1. Caching: Aggressively cache rendered tiles to avoid reprocessing identical requests.
2. Error Handling: Robust error handling and returning service exceptions as XML, as mandated by the OGC WMS standard.
3. Configuration: An external configuration file to define layers, styles, and data sources, similar to a MapServer .map file.

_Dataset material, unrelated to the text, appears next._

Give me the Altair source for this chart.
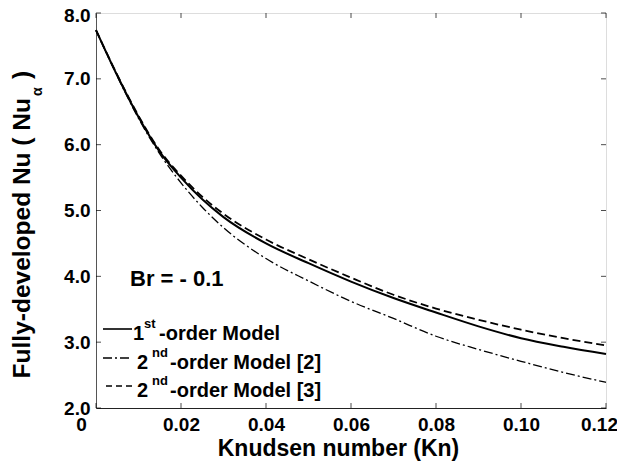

4. Full OGC Compliance: Implementing the entire WMS specification (GetCapabilities, GetFeatureInfo, etc.) is a significant undertaking but entirely possible.

Conclusion

By leveraging the powerful GeoTools library, you can successfully build a high-performance, integrated map server within the Java ecosystem. While it requires more initial setup than the classic MapServer CGI, it offers unparalleled flexibility and control, making it an excellent choice for complex enterprise geospatial applications.